My mother is possibly the best grandmother ever. She takes my children on weekend sleep overs where they play hockey in the hallway, paint fingernails, and build bird houses. She does things with them that I don't like doing, like camping. She is all things grandmotherly; warm, caring, fun and kind. (yet, I must say, she hardly looks a day over...uh...30)
Yet there are times that I think "what on earth was she thinking?!"
The last great outing that my kids had with grandma was spent out at some lake (sorry, forget where). The kids got to eat hot dogs, cook marshmallows over an open fire, make smores and eat all kinds of junk that I wouldn't allow at home. She took them on a "hike" where they got to walk through mud bogs in flip flops. I think that they may have even gotten lost, but she hasn't admitted to it yet (nor have the kids).

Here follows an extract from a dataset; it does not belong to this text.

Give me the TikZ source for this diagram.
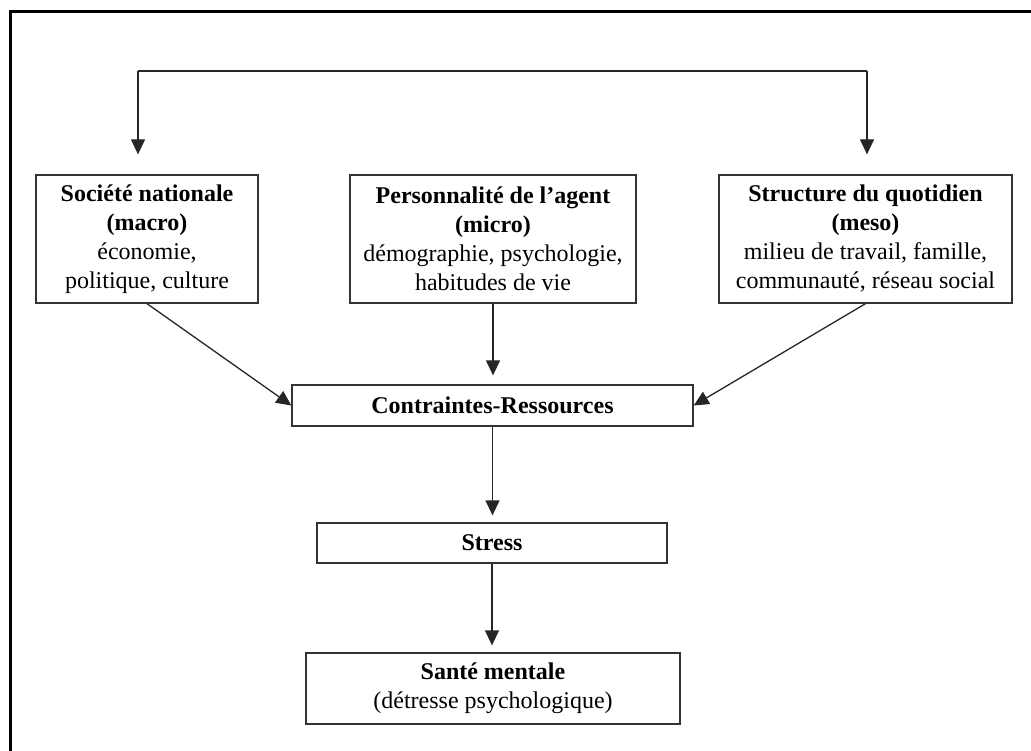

Another great adventure of this fabulous weekend-camping-get-away was picking cat tails. They each brought home a large (like 6 inches long) cat tail to keep in their rooms. This was all very cool. I thought that I'd wait until either the novelty wore off, or they dried up to nothing and then I could chuck them.
Unfortunately, these cat tails obviously had wonderful smells of nature that was oh-so-pleasing to my real cats. The kids, when told to go to bed on Monday, ended up laughing and laughing. I was busy doing my mom-duties, and did what most typical moms do. I shouted at them. Something like "stop playing around and brush your teeth!" The giggling subsided, and then I hear whispers and clunking in the bathroom. It sounded like someone was trying to wrestle a monkey. I simply sighed and thought that, like everything else, I'd just clean it up later.
However, I forgot about it. I went in the bathroom that night, brushed my teeth in the dark and went to bed. The next morning, I nearly had a heart attack!
I sleepily toddled into my bathroom and sat down to, ahem, do my business. I happened to look at the garbage can next to the toilet and was absolutely shocked at the sight!! It looked like Ronald McDonald came into my house and shaved his unmentionables. It was horrible and terrifying. There was light orange fuzz all over my bathroom. I was sneezing. My eyes were watering. Then, I found the sticks - with about 1 inch of the dark "cat tail" part left. The rest was the torn up bits of fluff that the cat originally started tearing up, but I'm sure that my wonderful angel children finished doing.
So thanks, Mom. I have learned that I am allergic to cat tails when they release their fluff. And thanks for teaching me that they have fluff...did you know they did? Thanks for scaring the crap out of me at 5 in the morning....thinking some sick, perverted red-head had shaved his nether-regions in my bathroom is a fantastic way to fully wake up.
However, as frustrating as it all was...it was still fantastic. And the kids...they can't wait to go to her house again!